Hazardous chemical exposure is one of the most common sources of workplace illness and injury across manufacturing, construction, oil and gas, and other high-risk industries. OSHA’s Hazard Communication Standard, commonly known as HazCom, exists to address that risk by requiring employers to identify hazardous chemicals in the workplace, maintain accurate documentation, and make sure workers understand the hazards they are working with. For many organizations, the most demanding part of that requirement is maintaining current, accessible Safety Data Sheets for every chemical on site.
Effective SDS management is not a filing exercise. It is a compliance function with direct consequences for worker safety and regulatory standing.

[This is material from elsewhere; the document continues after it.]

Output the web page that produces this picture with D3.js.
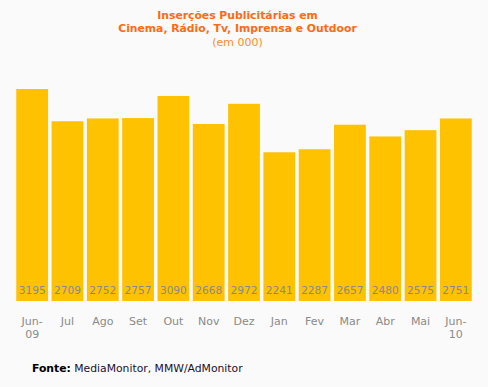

What OSHA Requires Under HazCom
OSHA’s Hazard Communication Standard (29 CFR 1910.1200) applies to any employer whose workers may be exposed to hazardous chemicals. The standard has three core requirements:
- Maintain a Safety Data Sheet for each hazardous chemical present in the workplace
- Make SDS documents readily accessible to workers during their shift
- Train employees on the hazards of the chemicals they work with and how to read and use SDS information
The standard aligns with the Globally Harmonized System (GHS), an international framework that standardizes how chemical hazards are classified and communicated. SDS documents must follow a specific 16-section format under GHS, covering everything from physical and chemical properties to first aid measures, handling requirements, and exposure controls.
Maintaining compliance sounds straightforward, but in practice it requires organizations to track a constantly changing inventory of chemicals, keep SDS documents current as manufacturers update their formulations and documentation, and verify that every worker on every site can access the right sheet at the right moment.
Where Manual SDS Management Breaks Down
Organizations that manage Safety Data Sheets through binders, shared drives, or email chains face predictable problems.
Binders go missing or become outdated without anyone noticing. Shared drive structures become inconsistent as files are added by different people in different formats. Workers in the field cannot easily access a shared drive from a job site. When a chemical incident occurs, supervisors waste critical minutes searching for the right documentation rather than responding to the situation.
Outdated SDS documents create a specific compliance risk. Manufacturers periodically update their Safety Data Sheets to reflect new hazard data, revised exposure limits, or changes in chemical composition. An organization holding an outdated version may be providing workers with inaccurate hazard information, which is both a safety failure and a regulatory violation.
Scale compounds every one of these problems. A single-site operation managing 50 chemicals faces a manageable challenge. A multi-site manufacturer managing hundreds of chemicals across a dozen locations faces a documentation burden that manual processes cannot reliably handle.
How SDS Management Software Changes the Picture
SDS management software addresses these problems by centralizing chemical documentation in a searchable, always-current digital library accessible from any device, including mobile phones in the field.
Platforms with access to large SDS databases allow organizations to search for and import manufacturer-provided sheets directly, rather than hunting for documentation through supplier websites or paper records. With access to tens of millions of Safety Data Sheets, workers and safety managers can locate the correct document for virtually any chemical they encounter.
Mobile access is particularly important. When a worker on a construction site or in a manufacturing facility needs to check handling requirements or first aid procedures for a specific chemical, they should be able to do so immediately from the device in their pocket. SDS management software with mobile capability removes the barrier between workers and the information they need to work safely.
Audit readiness is another area where software provides clear value. OSHA inspections can include a review of SDS documentation and verification that records are current and accessible. Organizations using a digital management system can demonstrate compliance quickly and completely, rather than producing stacks of binders for an inspector to review.
Training and SDS: Closing the Loop
Maintaining Safety Data Sheets satisfies one part of HazCom compliance. The other part is worker training. Employees must understand what the hazards in their SDS documents mean and how to protect themselves.
When SDS management and training are handled on the same platform, organizations can confirm that the workers assigned to work with specific chemicals have completed the required hazard communication training. That connection between chemical documentation and training records creates a more complete compliance picture and reduces the risk of gaps going unnoticed.
SDS Management as a Safety Practice, Not Just a Compliance Task
Organizations that treat HazCom compliance as a documentation exercise miss the broader point. Safety Data Sheets exist because chemical exposure causes real harm. Keeping that information accurate, current, and accessible is a direct investment in worker health.
A well-managed SDS program, supported by software built for the task, is the foundation of any serious hazardous materials safety strategy.